* Start *

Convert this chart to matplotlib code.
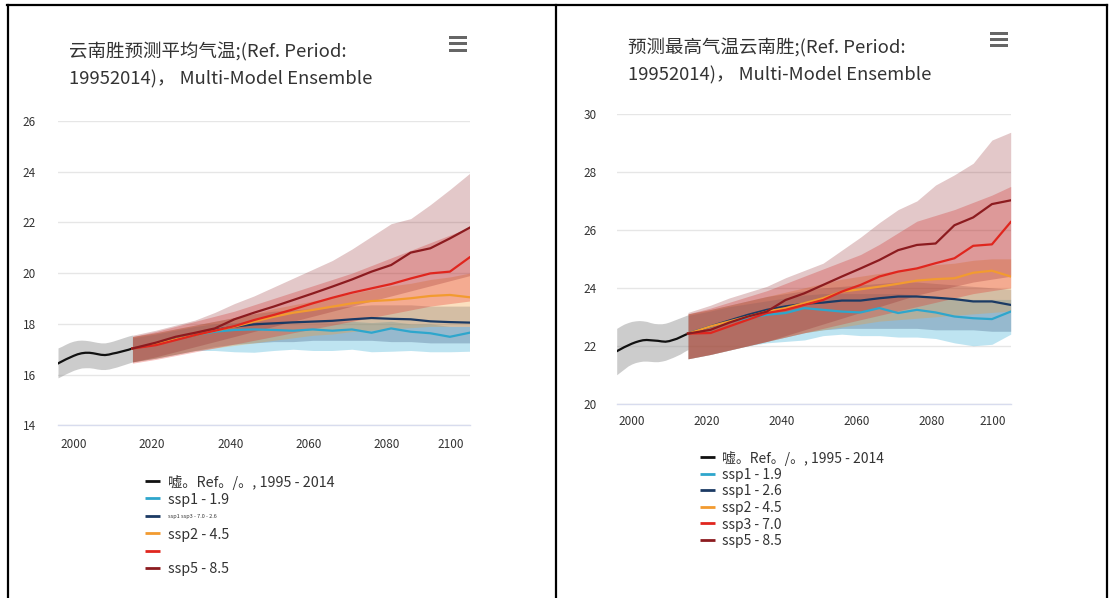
import matplotlib
matplotlib.use("Agg")
import matplotlib.pyplot as plt
from matplotlib.lines import Line2D
from matplotlib.patches import Rectangle
from matplotlib.transforms import ScaledTranslation

plt.rcParams['font.family'] = ['Noto Sans CJK SC', 'DejaVu Sans']

# ---------------- data ----------------
hist_years = list(range(1995, 2015))
proj_years = [2014] + list(range(2020, 2101, 5))

# Panel A: mean temperature (°C)
a_hist = [16.44, 16.52, 16.60, 16.67, 16.74, 16.80, 16.84, 16.86, 16.86, 16.84,
          16.81, 16.78, 16.77, 16.79, 16.83, 16.86, 16.90, 16.94, 16.98, 17.03]
a_hist_lo = [15.87, 15.95, 16.03, 16.10, 16.17, 16.22, 16.26, 16.27, 16.27, 16.25,
             16.22, 16.20, 16.20, 16.22, 16.26, 16.30, 16.35, 16.40, 16.45, 16.50]
a_hist_hi = [17.05, 17.12, 17.20, 17.27, 17.32, 17.35, 17.36, 17.35, 17.33, 17.30,
             17.27, 17.25, 17.25, 17.28, 17.32, 17.37, 17.42, 17.47, 17.52, 17.56]

a_ssp119 = [17.03, 17.20, 17.39, 17.56, 17.69, 17.76, 17.78, 17.76, 17.73, 17.78,
            17.73, 17.78, 17.65, 17.82, 17.69, 17.63, 17.49, 17.65]
a_ssp119_lo = [16.50, 16.65, 16.80, 16.95, 16.95, 16.90, 16.88, 16.95, 17.00, 16.95,
               16.95, 17.00, 16.90, 16.92, 16.95, 16.90, 16.90, 16.92]
a_ssp119_hi = [17.45, 17.60, 17.75, 17.90, 18.00, 18.05, 18.10, 18.10, 18.10, 18.10,
               18.10, 18.10, 18.05, 18.10, 18.00, 18.00, 17.90, 17.90]

a_ssp126 = [17.03, 17.20, 17.39, 17.56, 17.76, 17.89, 17.98, 18.02, 18.06, 18.09,
            18.12, 18.18, 18.23, 18.20, 18.18, 18.10, 18.07, 18.05]
a_ssp126_lo = [16.50, 16.65, 16.80, 16.95, 17.10, 17.20, 17.25, 17.30, 17.30, 17.35,
               17.35, 17.35, 17.35, 17.30, 17.30, 17.25, 17.25, 17.25]
a_ssp126_hi = [17.50, 17.65, 17.80, 17.95, 18.10, 18.25, 18.40, 18.50, 18.55, 18.60,
               18.65, 18.70, 18.75, 18.75, 18.75, 18.70, 18.70, 18.70]

a_ssp245 = [17.03, 17.20, 17.39, 17.56, 17.73, 17.89, 18.09, 18.28, 18.44, 18.55,
            18.68, 18.81, 18.90, 18.94, 19.01, 19.10, 19.14, 19.05]
a_ssp245_lo = [16.50, 16.65, 16.80, 16.95, 17.05, 17.15, 17.25, 17.35, 17.45, 17.55,
               17.60, 17.70, 17.75, 17.80, 17.85, 17.90, 17.90, 17.90]
a_ssp245_hi = [17.50, 17.65, 17.80, 17.95, 18.10, 18.25, 18.40, 18.60, 18.75, 18.90,
               19.05, 19.20, 19.35, 19.50, 19.60, 19.75, 19.85, 20.00]

a_ssp370 = [17.03, 17.16, 17.36, 17.56, 17.73, 17.91, 18.15, 18.35, 18.57, 18.81,
            19.03, 19.23, 19.40, 19.57, 19.79, 19.99, 20.06, 20.62]
a_ssp370_lo = [16.45, 16.60, 16.75, 16.90, 17.05, 17.20, 17.35, 17.50, 17.65, 17.80,
               17.95, 18.10, 18.25, 18.40, 18.55, 18.70, 18.80, 18.90]
a_ssp370_hi = [17.50, 17.70, 17.90, 18.10, 18.30, 18.50, 18.75, 19.00, 19.25, 19.50,
               19.75, 20.00, 20.30, 20.60, 20.90, 21.20, 21.50, 21.80]

a_ssp585 = [17.03, 17.26, 17.49, 17.65, 17.82, 18.18, 18.44, 18.68, 18.94, 19.20,
            19.47, 19.75, 20.06, 20.32, 20.81, 20.98, 21.37, 21.79]
a_ssp585_lo = [16.50, 16.70, 16.90, 17.10, 17.30, 17.50, 17.70, 17.90, 18.10, 18.30,
               18.50, 18.70, 18.90, 19.10, 19.30, 19.50, 19.70, 19.90]
a_ssp585_hi = [17.55, 17.75, 17.95, 18.15, 18.45, 18.80, 19.10, 19.45, 19.80, 20.15,
               20.50, 20.95, 21.45, 21.95, 22.15, 22.70, 23.30, 23.93]

# Panel B: maximum temperature (°C)
b_hist = [21.81, 21.88, 21.95, 22.01, 22.07, 22.12, 22.16, 22.19, 22.20, 22.19,
          22.18, 22.17, 22.15, 22.14, 22.16, 22.20, 22.24, 22.30, 22.36, 22.42]
b_hist_lo = [21.00, 21.10, 21.20, 21.30, 21.37, 21.42, 21.45, 21.47, 21.47, 21.46,
             21.45, 21.45, 21.47, 21.50, 21.55, 21.60, 21.66, 21.72, 21.80, 21.87]
b_hist_hi = [22.60, 22.68, 22.75, 22.80, 22.84, 22.86, 22.87, 22.86, 22.84, 22.80,
             22.77, 22.76, 22.76, 22.78, 22.82, 22.87, 22.92, 22.97, 23.02, 23.07]

b_ssp119 = [22.42, 22.67, 22.84, 22.95, 23.07, 23.13, 23.30, 23.24, 23.18, 23.15,
            23.30, 23.13, 23.24, 23.15, 23.01, 22.95, 22.92, 23.18]
b_ssp119_lo = [21.55, 21.70, 21.85, 22.00, 22.10, 22.15, 22.20, 22.35, 22.40, 22.35,
               22.35, 22.30, 22.30, 22.25, 22.10, 22.00, 22.05, 22.40]
b_ssp119_hi = [23.05, 23.20, 23.35, 23.45, 23.55, 23.65, 23.75, 23.80, 23.80, 23.80,
               23.80, 23.80, 23.75, 23.70, 23.65, 23.60, 23.60, 23.60]

b_ssp126 = [22.42, 22.67, 22.87, 23.07, 23.24, 23.36, 23.45, 23.49, 23.56, 23.56,
            23.64, 23.70, 23.70, 23.66, 23.61, 23.53, 23.53, 23.41]
b_ssp126_lo = [21.55, 21.70, 21.85, 22.00, 22.15, 22.30, 22.45, 22.55, 22.60, 22.60,
               22.60, 22.60, 22.60, 22.55, 22.55, 22.55, 22.50, 22.50]
b_ssp126_hi = [23.10, 23.25, 23.40, 23.55, 23.70, 23.80, 23.90, 24.00, 24.05, 24.10,
               24.15, 24.20, 24.20, 24.15, 24.10, 24.05, 24.00, 23.95]

b_ssp245 = [22.42, 22.67, 22.84, 23.01, 23.18, 23.30, 23.47, 23.64, 23.87, 23.95,
            24.04, 24.14, 24.25, 24.30, 24.33, 24.52, 24.59, 24.39]
b_ssp245_lo = [21.55, 21.70, 21.85, 22.00, 22.15, 22.30, 22.45, 22.55, 22.65, 22.75,
               22.85, 22.90, 22.95, 23.00, 23.05, 23.10, 23.15, 23.20]
b_ssp245_hi = [23.10, 23.25, 23.40, 23.55, 23.70, 23.85, 24.00, 24.15, 24.30, 24.40,
               24.50, 24.60, 24.70, 24.80, 24.85, 24.95, 25.00, 25.00]

b_ssp370 = [22.42, 22.44, 22.67, 22.90, 23.13, 23.24, 23.41, 23.58, 23.87, 24.10,
            24.39, 24.56, 24.67, 24.85, 25.02, 25.45, 25.50, 26.27]
b_ssp370_lo = [21.55, 21.70, 21.85, 22.00, 22.15, 22.30, 22.45, 22.60, 22.75, 22.90,
               23.05, 23.20, 23.35, 23.50, 23.65, 23.80, 23.90, 24.00]
b_ssp370_hi = [23.10, 23.30, 23.50, 23.70, 23.90, 24.15, 24.40, 24.65, 24.90, 25.15,
               25.50, 25.90, 26.30, 26.50, 26.70, 26.95, 27.20, 27.50]

b_ssp585 = [22.42, 22.55, 22.80, 23.01, 23.18, 23.58, 23.81, 24.10, 24.39, 24.67,
            24.96, 25.30, 25.48, 25.53, 26.16, 26.43, 26.89, 27.02]
b_ssp585_lo = [21.55, 21.70, 21.85, 22.00, 22.15, 22.35, 22.55, 22.75, 22.95, 23.15,
               23.35, 23.55, 23.75, 23.90, 24.05, 24.20, 24.30, 24.40]
b_ssp585_hi = [23.15, 23.40, 23.65, 23.85, 24.05, 24.35, 24.60, 24.85, 25.30, 25.75,
               26.25, 26.70, 27.00, 27.55, 27.90, 28.30, 29.10, 29.37]

title_a = "云南胜预测平均气温;(Ref. Period:\n19952014)， Multi-Model Ensemble"
title_b = "预测最高气温云南胜;(Ref. Period:\n19952014)， Multi-Model Ensemble"

hist_label = "嘘。Ref。/。, 1995 - 2014"
labels_a = [hist_label, "ssp1 - 1.9", "ssp1 ssp3 - 7.0 - 2.6", "ssp2 - 4.5", "", "ssp5 - 8.5"]
label_sizes_a = [10.3, 10.3, 4, 10.3, 10.3, 10.3]
labels_b = [hist_label, "ssp1 - 1.9", "ssp1 - 2.6", "ssp2 - 4.5", "ssp3 - 7.0", "ssp5 - 8.5"]

x_ticks = [2000, 2020, 2040, 2060, 2080, 2100]
a_yticks = [14, 16, 18, 20, 22, 24, 26]
b_yticks = [20, 22, 24, 26, 28, 30]

# ---------------- styles ----------------
hist_col = '#111111'
hist_band = '#9a9a9a'
line_cols = ['#2ea6cc', '#1b3a64', '#f29b30', '#e0261e', '#8c1b1f']
band_cols = ['#2aa8d2', '#1f3c68', '#f59a2c', '#e3241d', '#8b1a1e']
band_alpha = [0.30, 0.25, 0.30, 0.28, 0.24]
text_col = '#333333'
grid_col = '#e6e6e6'

W, H = 1110, 598
fig = plt.figure(figsize=(W / 100, H / 100), dpi=100)


def px_rect(x0, x1, ytop, ybot):
    return [x0 / W, 1 - ybot / H, (x1 - x0) / W, (ybot - ytop) / H]


def draw_panel(rect, hist, hist_lo, hist_hi, scen, ylim, yticks, ytick_pad, xtick_pad,
               xlab_shift, last_shift):
    ax = fig.add_axes(rect)
    ax.fill_between(hist_years, hist_lo, hist_hi, color=hist_band, alpha=0.5, lw=0, zorder=1)
    for (mid, lo, hi), bc, ba in zip(scen, band_cols, band_alpha):
        ax.fill_between(proj_years, lo, hi, color=bc, alpha=ba, lw=0, zorder=2)
    lines = [ax.plot(hist_years, hist, color=hist_col, lw=1.6, zorder=5)[0]]
    for (mid, lo, hi), lc in zip(scen, line_cols):
        lines.append(ax.plot(proj_years, mid, color=lc, lw=1.6, zorder=5)[0])
    ax.set_xlim(1995, 2100)
    ax.set_ylim(*ylim)
    ax.set_yticks(yticks)
    ax.set_xticks(x_ticks)
    ax.grid(axis='y', color=grid_col, lw=1.0, zorder=0)
    ax.set_axisbelow(True)
    for s in ['top', 'right', 'left']:
        ax.spines[s].set_visible(False)
    ax.spines['bottom'].set_color('#d8dcee')
    ax.spines['bottom'].set_linewidth(1.0)
    ax.tick_params(axis='both', length=0, labelsize=8.5, labelcolor=text_col)
    ax.tick_params(axis='y', pad=ytick_pad)
    ax.tick_params(axis='x', pad=xtick_pad)
    labs = ax.get_xticklabels()
    for i, lab in enumerate(labs):
        dx = xlab_shift if i < len(labs) - 1 else last_shift
        lab.set_transform(lab.get_transform() + ScaledTranslation(dx / 100, 0, fig.dpi_scale_trans))
    return ax, lines


def hamburger(x0, x1, ys):
    for y in ys:
        fig.add_artist(Rectangle((x0 / W, 1 - (y + 1.5) / H), (x1 - x0) / W, 3 / H,
                                 transform=fig.transFigure, color='#666666', lw=0))


def legend_rows(lines, labels, sizes, hx0, hx1, tx, y0, dy):
    # one row per series: a short swatch in the series colour plus its label
    for i, (ln, lab, fs) in enumerate(zip(lines, labels, sizes)):
        y = 1 - (y0 + i * dy) / H
        fig.add_artist(Line2D([hx0 / W, hx1 / W], [y, y], transform=fig.transFigure,
                              color=ln.get_color(), lw=2.0, solid_capstyle='butt'))
        fig.text(tx / W, y, lab, fontsize=fs, color=text_col, ha='left', va='center_baseline')


# ---- panel A ----
scen_a = [(a_ssp119, a_ssp119_lo, a_ssp119_hi), (a_ssp126, a_ssp126_lo, a_ssp126_hi),
          (a_ssp245, a_ssp245_lo, a_ssp245_hi), (a_ssp370, a_ssp370_lo, a_ssp370_hi),
          (a_ssp585, a_ssp585_lo, a_ssp585_hi)]
axa, lines_a = draw_panel(px_rect(58, 469.5, 121, 425.3), a_hist, a_hist_lo, a_hist_hi, scen_a,
                          (14, 26), a_yticks, 16, 9, -4, -19)
fig.text(69 / W, 1 - 42 / H, title_a, fontsize=13.3, color=text_col, va='top', ha='left',
         linespacing=1.62)
hamburger(449, 467, [37, 43.5, 50])
legend_rows(lines_a, labels_a, label_sizes_a, 145, 160, 168, 481, 17.4)

# ---- panel B ----
scen_b = [(b_ssp119, b_ssp119_lo, b_ssp119_hi), (b_ssp126, b_ssp126_lo, b_ssp126_hi),
          (b_ssp245, b_ssp245_lo, b_ssp245_hi), (b_ssp370, b_ssp370_lo, b_ssp370_hi),
          (b_ssp585, b_ssp585_lo, b_ssp585_hi)]
axb, lines_b = draw_panel(px_rect(616.7, 1010.7, 114, 403.7), b_hist, b_hist_lo, b_hist_hi, scen_b,
                          (20, 30), b_yticks, 14.5, 8, -3.5, -18)
fig.text(627.5 / W, 1 - 38.5 / H, title_b, fontsize=13.3, color=text_col, va='top', ha='left',
         linespacing=1.62)
hamburger(990, 1008, [33, 39, 45])
legend_rows(lines_b, labels_b, [10] * 6, 700, 715, 722, 457, 16.5)

# ---- frame lines ----
for (x0, y0, x1, y1) in [(7, 5, 1107, 5), (7.5, 5, 7.5, 598), (555.5, 5, 555.5, 598),
                         (1107, 5, 1107, 598)]:
    fig.add_artist(Line2D([x0 / W, x1 / W], [1 - y0 / H, 1 - y1 / H], transform=fig.transFigure,
                          color='black', lw=1.6))

fig.savefig('out.png', dpi=100, facecolor='white')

* End *

**YOUR GOAL**
Extract all lines that hold the word "matplotlib".

**REPLY**
Convert this chart to matplotlib code.
import matplotlib
matplotlib.use("Agg")
import matplotlib.pyplot as plt
from matplotlib.lines import Line2D
from matplotlib.patches import Rectangle
from matplotlib.transforms import ScaledTranslation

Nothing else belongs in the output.